Le colloque, trilingue, a été conçu en partenariat entre l’Institut polytechnique LaSalle Beauvais (8), le centre de recherche de l’institut Paul Bocuse et l’Institut européen d’histoire et des cultures de l’alimentation (9). La structure du colloque a été construite sur ce qu’on peut appeler « l’ascenseur du bien-être alimentaire », qui passe par trois niveaux d’élaboration :

1. Les produits et leurs effets physiologiques, métaboliques et épigénétiques sur l’individu.

2. Le contexte du repas et le bien-être : environnement et rituel.

3. Les représentations historiques et sociologiques du bien-manger/bien-être.

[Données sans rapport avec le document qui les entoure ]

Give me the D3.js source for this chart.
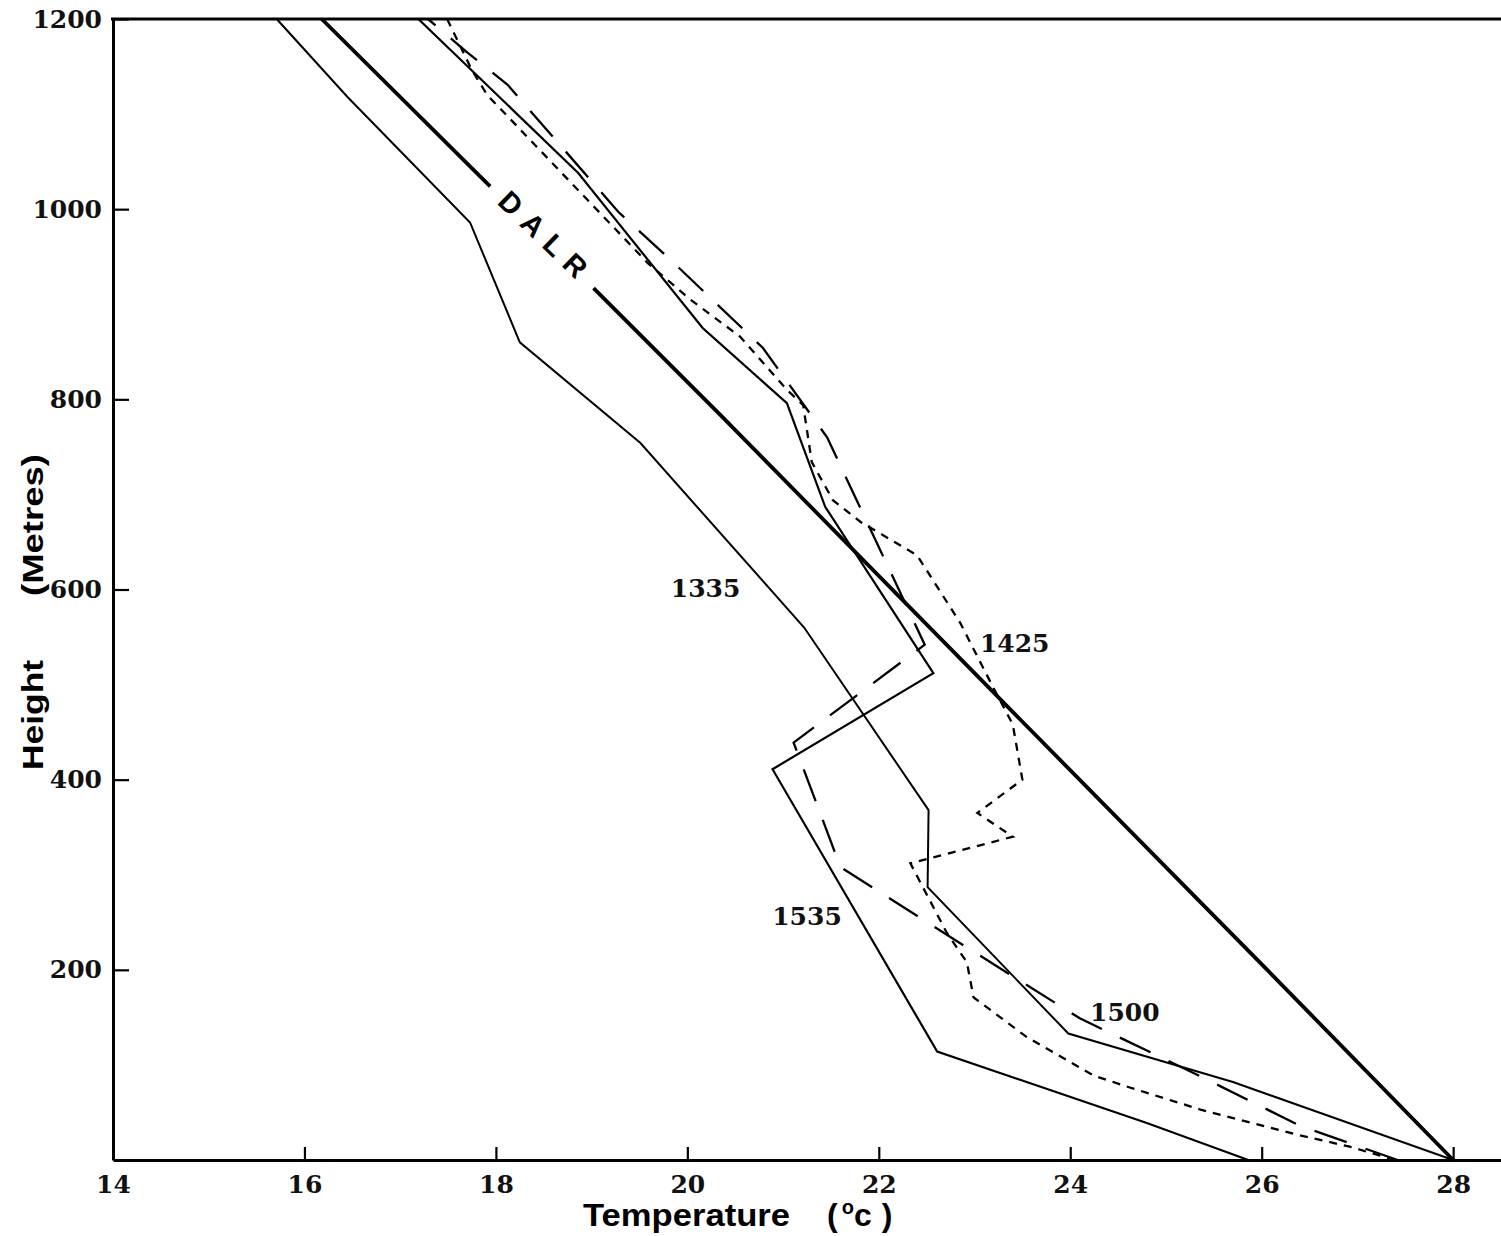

L’intérêt de cette triple approche est qu’elle renouvelle et permet d’approcher précisément et complètement, en interdisciplinarité, les drivers du bien-être alimentaire. Selon une étude Ipsos de 2014 (10), lorsqu’on leur demandait de classer les secteurs contributeurs du bien-être, c’est l’alimentation (59 %) que les Français plaçaient en tête, devant les loisirs, les transports, les produits technologiques et les cosmétiques. Il est à noter que dans cette enquête, le classement était très imprégné par les items liés au plaisir, à la convivialité, à l’estime de soi et à la santé : on retrouve là les éléments des deux premiers niveaux de notre « ascenseur du bien-être », les seuls directement accessibles par les répondants dans le déclaratif d’une enquête. Tout ceci montre qu’il y a un potentiel moderne dans le bien-être alimentaire : et si subitement, pour la recherche, l’innovation et les marchés alimentaires, pour la R&D et le marketing, s’ouvrait une nouvelle piste de réflexion et d’innovation, une piste comme on n’en ouvre que tous les trente ans ? Si, tout d’un coup, on séparait le « bien-être » de la « santé » dans les concepts alimentaires (produits et services)… Si soudain on n’associait plus automatiquement ces deux vertus, en se détachant – en exploratoire – de l’option prise par l’OMS en 1946 ? Le discours des marques, leur territoire spécifique, les attributs des produits, le cahier des charges de la R&D peuvent désormais, au regard des progrès des sciences du vivant, de la sociologie, de l’histoire et de l’appréhension des cultures, bénéficier d’un nouvel essor. Elles le pourront d’autant plus si elles associent les « services du bien-être » aux produits. On peut imaginer que la France et l’Italie, grâce à leur histoire et leur culture, en seront les premiers territoires de conquête.
 

Notes

(1) Organisation mondiale de la santé.
(2) Autorité européenne de sécurité des aliments.
(3) Règlement 1924/2006 – Article 10.
(4) Cahiers statistiques de l’OCDE, Les Indicateurs alternatifs du bien-être, septembre 2006, n° 11.
(5) Cahier de recherche du Credoc, L’Évolution du bien-être en France depuis 30 ans, décembre 2012, n° 298.
(6) Ed Diener, « Subjective Well-Being », in Psychological Bulletin, 1984.
(7) Bonduelle, Coca-Cola France, Région Picardie, SIAL 2016.
(8) www.lasalle-beauvais.fr
(9) Fondation abritée par l’Institut de France. Université de Tours.
(10) Ipsos, étude accessible par www.ipsos.fr/decrypter-societe/2014-06-17-bien-etre-durable-francais-demandent-aux-marques-plus-vertu-et-d-empathie, 17 Juin 2014.